Provide an exact copy of the data, excluding the images.

» Stored data
'''
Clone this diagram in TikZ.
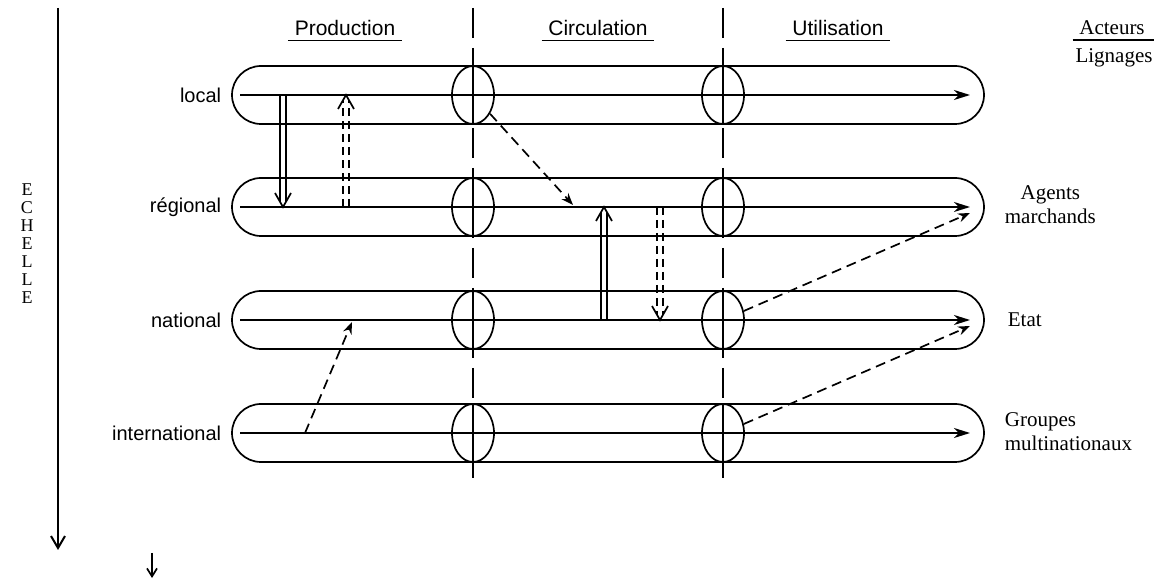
\documentclass[tikz,border=0pt]{standalone}
\usepackage{fontspec}
\setmainfont{Liberation Serif}
\setsansfont{Liberation Sans}
\usetikzlibrary{arrows.meta,shapes.geometric,calc}

% vertical arrow with a doubled shaft and an open V head
\newcommand\twinarrow[3]{%
  \draw[#1] ($(#2)+(-3,0)$) -- ($(#3)!2.6pt!(#2)+(-3,0)$);
  \draw[#1] ($(#2)+(3,0)$) -- ($(#3)!2.6pt!(#2)+(3,0)$);
  \draw[solid] ($(#3)!7pt!(#2)+(-8,0)$) -- (#3) -- ($(#3)!7pt!(#2)+(8,0)$);
}

\begin{document}
\begin{tikzpicture}[x=0.5pt,y=-0.5pt,
  line width=0.85pt,
  lane/.style={draw, rounded corners=14.5pt, minimum width=376pt,
    minimum height=29pt, inner sep=0pt},
  hub/.style={draw, ellipse, minimum width=21pt, minimum height=29pt, inner sep=0pt},
  flow/.style={-{Stealth[length=8pt,width=5pt,inset=2.5pt]}},
  link/.style={dash pattern=on 5pt off 3pt,
    -{Stealth[length=6pt,width=4.5pt,inset=2pt]}},
  twin/.style={dash pattern=on 4pt off 2.5pt},
  divider/.style={dash pattern=on 15pt off 5pt},
  head/.style={font=\sffamily\fontsize{10.5}{12}\selectfont, inner sep=2pt},
  level/.style={font=\sffamily\fontsize{10}{12}\selectfont, anchor=east, inner sep=0pt},
  actor/.style={font=\fontsize{10.5}{12}\selectfont, anchor=west, inner sep=0pt},
]
\useasboundingbox (0,0) rectangle (1157,582);

% column dividers
\coordinate (ctop) at (473,8);
\coordinate (cbot) at (473,487);
\coordinate (utop) at (723,8);
\coordinate (ubot) at (723,487);
\draw[divider] (ctop) -- (cbot);
\draw[divider] (utop) -- (ubot);

% the four scale lanes
\foreach \n/\y in {1/95,2/207,3/320,4/433} {
  \node[lane] (lane\n) at (608,\y) {};
  \node[hub] (circ\n) at (473,\y) {};
  \node[hub] (util\n) at (723,\y) {};
  \coordinate (start\n) at (240,\y);
  \coordinate (end\n) at (970,\y);
  \draw[flow] (start\n) -- (end\n);
  \draw (circ\n.north) -- (circ\n.south);
  \draw (util\n.north) -- (util\n.south);
}

% level labels
\node[level] (local) at (222,95) {local};
\node[level] (regional) at (222,207) {régional};
\node[level] (national) at (222,320) {national};
\node[level] (international) at (222,433) {international};

% column headings
\node[head] (prod) at (345,28) {Production};
\node[head] (circ) at (598,28) {Circulation};
\node[head] (util) at (838,28) {Utilisation};
\foreach \h in {prod,circ,util}
  \draw ($(\h.south west)+(-2,0)$) -- ($(\h.south east)+(2,0)$);

% actors column
\node[font=\fontsize{10.5}{12}\selectfont, inner sep=2pt] (acteurs) at (1112,28) {Acteurs};
\node[font=\fontsize{10.5}{12}\selectfont, inner sep=0pt] (lignages) at (1114,58) {Lignages};
\draw ($(acteurs.south west)+(-2,0)$) -- ($(acteurs.south east)+(4,0)$);
\node[actor, align=center] (agents) at (1004,205) {Agents\\marchands};
\node[actor] (etat) at (1007,320) {Etat};
\node[actor, align=left] (groupes) at (1004,432) {Groupes\\multinationaux};

% scale axis
\node[font=\fontsize{9}{9}\selectfont, align=center, inner sep=0pt] (echelle) at (27,244)
  {E\\C\\H\\E\\L\\L\\E};
\coordinate (axtop) at (58,8);
\coordinate (axbot) at (58,550);
\draw[line width=1pt, -{Straight Barb[length=6pt,width=7pt]}] (axtop) -- (axbot);
\coordinate (marktop) at (152,553);
\coordinate (markbot) at (152,578);
\draw[-{Straight Barb[length=4pt,width=5pt]}] (marktop) -- (markbot);

% exchanges between levels
\coordinate (a1) at (283,95);  \coordinate (a2) at (283,207);
\coordinate (b1) at (346,207); \coordinate (b2) at (346,95);
\coordinate (d1) at (604,320); \coordinate (d2) at (604,207);
\coordinate (e1) at (660,207); \coordinate (e2) at (660,320);
\twinarrow{solid}{a1}{a2}
\twinarrow{twin}{b1}{b2}
\twinarrow{solid}{d1}{d2}
\twinarrow{twin}{e1}{e2}

\coordinate (c2) at (573,205);
\draw[link] (circ1) -- (c2);
\coordinate (f1) at (305,433);
\coordinate (f2) at (352,322);
\draw[link] (f1) -- (f2);
\coordinate (g2) at (970,213);
\draw[link] (util3) -- (g2);
\coordinate (h2) at (970,326);
\draw[link] (util4) -- (h2);
\end{tikzpicture}
\end{document}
'''
» Exercise answer
Clone this diagram in TikZ.
\documentclass[tikz,border=0pt]{standalone}
\usepackage{fontspec}
\setmainfont{Liberation Serif}
\setsansfont{Liberation Sans}
\usetikzlibrary{arrows.meta,shapes.geometric,calc}

% vertical arrow with a doubled shaft and an open V head
\newcommand\twinarrow[3]{%
  \draw[#1] ($(#2)+(-3,0)$) -- ($(#3)!2.6pt!(#2)+(-3,0)$);
  \draw[#1] ($(#2)+(3,0)$) -- ($(#3)!2.6pt!(#2)+(3,0)$);
  \draw[solid] ($(#3)!7pt!(#2)+(-8,0)$) -- (#3) -- ($(#3)!7pt!(#2)+(8,0)$);
}

\begin{document}
\begin{tikzpicture}[x=0.5pt,y=-0.5pt,
  line width=0.85pt,
  lane/.style={draw, rounded corners=14.5pt, minimum width=376pt,
    minimum height=29pt, inner sep=0pt},
  hub/.style={draw, ellipse, minimum width=21pt, minimum height=29pt, inner sep=0pt},
  flow/.style={-{Stealth[length=8pt,width=5pt,inset=2.5pt]}},
  link/.style={dash pattern=on 5pt off 3pt,
    -{Stealth[length=6pt,width=4.5pt,inset=2pt]}},
  twin/.style={dash pattern=on 4pt off 2.5pt},
  divider/.style={dash pattern=on 15pt off 5pt},
  head/.style={font=\sffamily\fontsize{10.5}{12}\selectfont, inner sep=2pt},
  level/.style={font=\sffamily\fontsize{10}{12}\selectfont, anchor=east, inner sep=0pt},
  actor/.style={font=\fontsize{10.5}{12}\selectfont, anchor=west, inner sep=0pt},
]
\useasboundingbox (0,0) rectangle (1157,582);

% column dividers
\coordinate (ctop) at (473,8);
\coordinate (cbot) at (473,487);
\coordinate (utop) at (723,8);
\coordinate (ubot) at (723,487);
\draw[divider] (ctop) -- (cbot);
\draw[divider] (utop) -- (ubot);

% the four scale lanes
\foreach \n/\y in {1/95,2/207,3/320,4/433} {
  \node[lane] (lane\n) at (608,\y) {};
  \node[hub] (circ\n) at (473,\y) {};
  \node[hub] (util\n) at (723,\y) {};
  \coordinate (start\n) at (240,\y);
  \coordinate (end\n) at (970,\y);
  \draw[flow] (start\n) -- (end\n);
  \draw (circ\n.north) -- (circ\n.south);
  \draw (util\n.north) -- (util\n.south);
}

% level labels
\node[level] (local) at (222,95) {local};
\node[level] (regional) at (222,207) {régional};
\node[level] (national) at (222,320) {national};
\node[level] (international) at (222,433) {international};

% column headings
\node[head] (prod) at (345,28) {Production};
\node[head] (circ) at (598,28) {Circulation};
\node[head] (util) at (838,28) {Utilisation};
\foreach \h in {prod,circ,util}
  \draw ($(\h.south west)+(-2,0)$) -- ($(\h.south east)+(2,0)$);

% actors column
\node[font=\fontsize{10.5}{12}\selectfont, inner sep=2pt] (acteurs) at (1112,28) {Acteurs};
\node[font=\fontsize{10.5}{12}\selectfont, inner sep=0pt] (lignages) at (1114,58) {Lignages};
\draw ($(acteurs.south west)+(-2,0)$) -- ($(acteurs.south east)+(4,0)$);
\node[actor, align=center] (agents) at (1004,205) {Agents\\marchands};
\node[actor] (etat) at (1007,320) {Etat};
\node[actor, align=left] (groupes) at (1004,432) {Groupes\\multinationaux};

% scale axis
\node[font=\fontsize{9}{9}\selectfont, align=center, inner sep=0pt] (echelle) at (27,244)
  {E\\C\\H\\E\\L\\L\\E};
\coordinate (axtop) at (58,8);
\coordinate (axbot) at (58,550);
\draw[line width=1pt, -{Straight Barb[length=6pt,width=7pt]}] (axtop) -- (axbot);
\coordinate (marktop) at (152,553);
\coordinate (markbot) at (152,578);
\draw[-{Straight Barb[length=4pt,width=5pt]}] (marktop) -- (markbot);

% exchanges between levels
\coordinate (a1) at (283,95);  \coordinate (a2) at (283,207);
\coordinate (b1) at (346,207); \coordinate (b2) at (346,95);
\coordinate (d1) at (604,320); \coordinate (d2) at (604,207);
\coordinate (e1) at (660,207); \coordinate (e2) at (660,320);
\twinarrow{solid}{a1}{a2}
\twinarrow{twin}{b1}{b2}
\twinarrow{solid}{d1}{d2}
\twinarrow{twin}{e1}{e2}

\coordinate (c2) at (573,205);
\draw[link] (circ1) -- (c2);
\coordinate (f1) at (305,433);
\coordinate (f2) at (352,322);
\draw[link] (f1) -- (f2);
\coordinate (g2) at (970,213);
\draw[link] (util3) -- (g2);
\coordinate (h2) at (970,326);
\draw[link] (util4) -- (h2);
\end{tikzpicture}
\end{document}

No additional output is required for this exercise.